* begin Data provided *
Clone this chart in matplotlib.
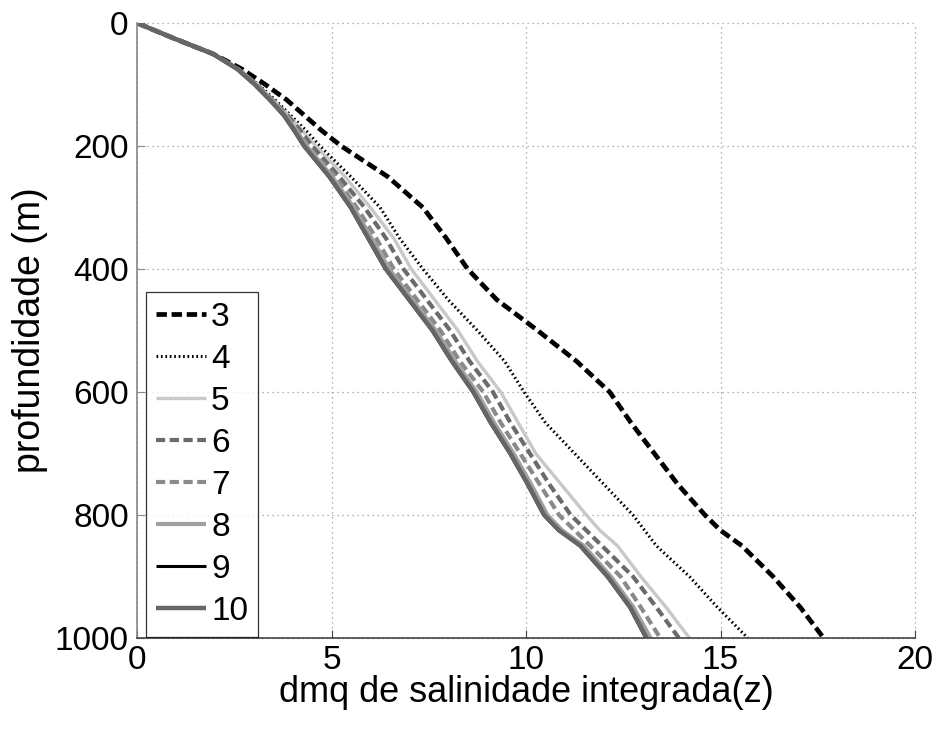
import matplotlib
matplotlib.use("Agg")
import matplotlib.pyplot as plt

plt.rcParams['font.family'] = ['Liberation Sans', 'DejaVu Sans']

# depth levels (m)
depth = [0, 25, 50, 75, 100, 125, 150, 175, 200, 250, 300, 350, 400, 450,
         500, 550, 600, 650, 700, 750, 800, 825, 850, 900, 950, 1000]

# integrated salinity rms difference for each case
c3 = [0, 0.95, 1.95, 2.7, 3.3, 3.85, 4.3, 4.75, 5.25, 6.45, 7.35, 7.95, 8.5, 9.25,
      10.3, 11.3, 12.15, 12.7, 13.3, 13.9, 14.6, 15.0, 15.55, 16.35, 17.05, 17.65]
c4 = [0, 0.95, 1.95, 2.62, 3.12, 3.55, 3.95, 4.35, 4.7, 5.5, 6.25, 6.75, 7.35, 8.0,
      8.75, 9.45, 9.95, 10.5, 11.25, 12.0, 12.75, 13.05, 13.35, 14.2, 14.92, 15.7]
c5 = [0, 0.95, 1.95, 2.61, 3.1, 3.5, 3.9, 4.25, 4.6, 5.35, 6.0, 6.6, 7.05, 7.65,
      8.25, 8.75, 9.35, 9.8, 10.25, 10.9, 11.55, 11.9, 12.35, 12.95, 13.6, 14.2]
c6 = [0, 0.95, 1.95, 2.6, 3.08, 3.48, 3.87, 4.2, 4.5, 5.2, 5.85, 6.4, 6.85, 7.45,
      8.05, 8.55, 9.15, 9.6, 10.1, 10.6, 11.15, 11.55, 11.95, 12.75, 13.35, 13.93]
c7 = [0, 0.95, 1.95, 2.6, 3.06, 3.46, 3.83, 4.13, 4.4, 5.1, 5.65, 6.15, 6.6, 7.2,
      7.8, 8.3, 8.9, 9.35, 9.85, 10.35, 10.85, 11.25, 11.65, 12.43, 12.95, 13.45]
c8 = [0, 0.95, 1.96, 2.59, 3.05, 3.45, 3.82, 4.1, 4.36, 5.02, 5.57, 6.03, 6.48, 7.08,
      7.68, 8.18, 8.73, 9.18, 9.68, 10.13, 10.55, 10.93, 11.48, 12.18, 12.76, 13.2]
c9 = [0, 0.94, 1.93, 2.57, 3.01, 3.4, 3.76, 4.03, 4.28, 4.93, 5.48, 5.93, 6.38, 6.98,
      7.58, 8.08, 8.63, 9.08, 9.58, 10.03, 10.45, 10.83, 11.38, 12.08, 12.66, 13.08]
c10 = [0, 0.95, 1.95, 2.58, 3.03, 3.42, 3.78, 4.05, 4.3, 4.95, 5.5, 5.95, 6.4, 7.0,
       7.6, 8.1, 8.65, 9.1, 9.6, 10.05, 10.47, 10.85, 11.4, 12.1, 12.68, 13.1]

labels = ['3', '4', '5', '6', '7', '8', '9', '10']
xticks = [0, 5, 10, 15, 20]
yticks = [0, 200, 400, 600, 800, 1000]

fig = plt.figure(figsize=(9.41, 7.29), dpi=100)
ax = fig.add_axes([0.1456, 0.1248, 0.8268, 0.8436])

styles = [
    dict(color='black', lw=3.4, dashes=(2.2, 1.0)),
    dict(color='black', lw=2.2, dashes=(0.55, 0.9)),
    dict(color='#c8c8c8', lw=2.4, linestyle='-'),
    dict(color='#6a6a6a', lw=3.0, dashes=(2.2, 1.1)),
    dict(color='#8a8a8a', lw=3.0, dashes=(2.2, 1.1)),
    dict(color='#a0a0a0', lw=3.0, linestyle='-'),
    dict(color='black', lw=2.2, linestyle='-'),
    dict(color='#666666', lw=3.2, linestyle='-'),
]
series = [c3, c4, c5, c6, c7, c8, c9, c10]
for vals, lab, st in zip(series, labels, styles):
    ax.plot(vals, depth, label=lab, solid_capstyle='butt', dash_capstyle='butt',
            solid_joinstyle='round', **st)

ax.set_xlim(0, 20)
ax.set_ylim(1000, 0)
ax.set_xticks(xticks)
ax.set_yticks(yticks)
ax.tick_params(direction='in', length=6, labelsize=24, colors='black')
ax.tick_params(axis='y', color='#888888', pad=6)
ax.tick_params(axis='x', color='#444444', pad=5)
ax.grid(True, linestyle=(0, (1, 3)), color='#999999', linewidth=0.9)
for gl in ax.get_xgridlines() + ax.get_ygridlines():
    gl.set_clip_on(False)
ax.spines['top'].set_visible(False)
ax.spines['right'].set_visible(False)
ax.spines['left'].set_color('#888888')
ax.spines['bottom'].set_color('#444444')
ax.spines['left'].set_linewidth(1.2)
ax.spines['bottom'].set_linewidth(1.2)

ax.set_xlabel('dmq de salinidade integrada(z)', fontsize=26, labelpad=-1)
ax.set_ylabel('profundidade (m)', fontsize=27, labelpad=5)

leg = ax.legend(loc='lower left', bbox_to_anchor=(0.0116, 0.002), borderaxespad=0,
                fontsize=24, handlelength=1.5, handletextpad=0.15, labelspacing=0.33,
                frameon=True, fancybox=False, borderpad=0.3)
leg.get_frame().set_edgecolor('black')
leg.get_frame().set_linewidth(0.9)

fig.savefig('out.png', dpi=100)
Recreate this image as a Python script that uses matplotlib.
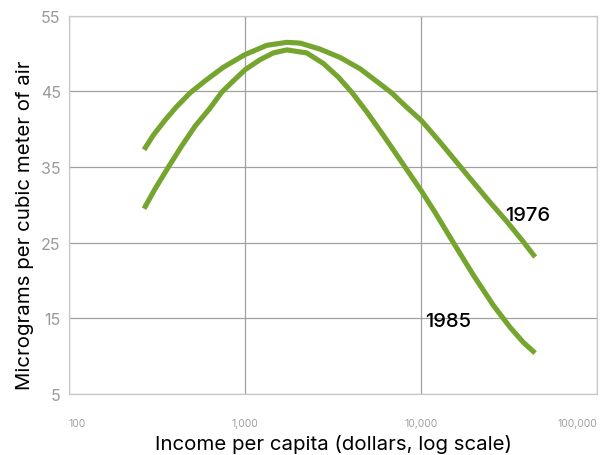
import matplotlib
matplotlib.use("Agg")
import matplotlib.pyplot as plt
from matplotlib.ticker import FixedLocator, FixedFormatter

plt.rcParams['font.family'] = ['Inter', 'DejaVu Sans']

# Data (income in dollars, micrograms per m3)
income_1976 = [267, 301, 351, 409, 487, 593, 753, 1004, 1328, 1726, 2053,
               2668, 3466, 4502, 5848, 6815, 8294, 10000, 12820, 18980,
               24120, 30690, 38140, 44430]
pm_1976 = [37.3, 39.2, 41.2, 43.0, 44.8, 46.4, 48.2, 49.9, 51.1, 51.5, 51.4,
           50.6, 49.5, 48.0, 46.0, 44.8, 42.9, 41.2, 38.3, 33.5,
           30.6, 27.8, 25.1, 23.1]

income_1985 = [267, 308, 367, 437, 520, 633, 737, 858, 1004, 1217, 1448,
               1726, 2242, 2786, 3389, 4039, 4915, 6107, 8111, 10000, 12010,
               15260, 19830, 25750, 32050, 38140, 44430]
pm_1985 = [29.5, 32.1, 35.0, 37.8, 40.4, 42.8, 44.9, 46.4, 47.9, 49.2, 50.1,
           50.5, 50.1, 48.7, 46.9, 44.9, 42.3, 39.2, 35.0, 31.9, 29.0,
           25.0, 20.7, 16.7, 13.8, 11.8, 10.4]

x_ticks = [100, 1000, 10000, 100000]
x_labels = ["100", "1,000", "10,000", "100,000"]
y_ticks = [5, 15, 25, 35, 45, 55]

green = "#76a52f"

fig = plt.figure(figsize=(6.05, 4.56), dpi=100)
ax = fig.add_axes([0.114, 0.134, 0.873, 0.829])

for xs, ys in [(income_1976, pm_1976), (income_1985, pm_1985)]:
    ax.plot(xs, ys, color=green, lw=3.7, solid_capstyle='butt',
            solid_joinstyle='round')

ax.set_xscale('log')
ax.set_xlim(100, 100000)
ax.set_ylim(5, 55)
ax.xaxis.set_major_locator(FixedLocator(x_ticks))
ax.xaxis.set_major_formatter(FixedFormatter(x_labels))
ax.xaxis.set_minor_locator(FixedLocator([]))
ax.set_yticks(y_ticks)

ax.grid(True, color="#a0a0a0", lw=0.9)
ax.set_axisbelow(True)
for s in ax.spines.values():
    s.set_color("#c8c8c8")
    s.set_linewidth(0.9)

ax.tick_params(axis='x', length=0, pad=17, labelsize=7.5, labelcolor="#a0a0a0")
ax.tick_params(axis='y', length=0, pad=6, labelsize=11.5, labelcolor="#9a9a9a")

# first and last x tick labels hug the axis ends
xt = ax.get_xticklabels()
xt[0].set_ha('left')
xt[-1].set_ha('right')

ax.set_xlabel("Income per capita (dollars, log scale)", fontsize=14.7, labelpad=5)
ax.set_ylabel("Micrograms per cubic meter of air", fontsize=14.7)
ax.yaxis.set_label_coords(-0.066, 0.45)

ax.text(30000, 28.7, "1976", fontsize=14.5, fontweight='medium', va='center', ha='left')
ax.text(10550, 14.7, "1985", fontsize=14.5, fontweight='medium', va='center', ha='left')

fig.savefig("out.png", dpi=100)
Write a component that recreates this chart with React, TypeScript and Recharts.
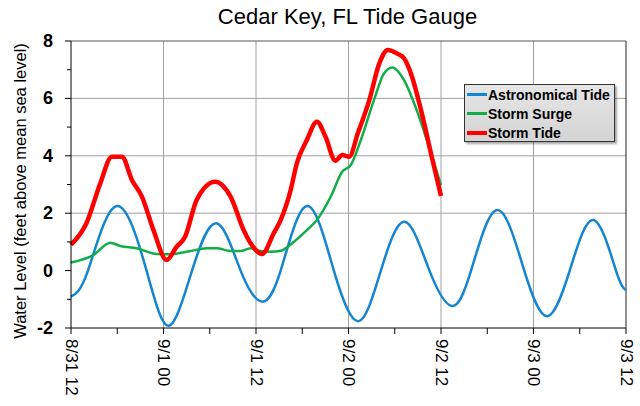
* end Data provided *
**Stated exercise:** In the listing above, how many lines hold the word "that"? Give the number and nothing more.

**Solution for this task:** 2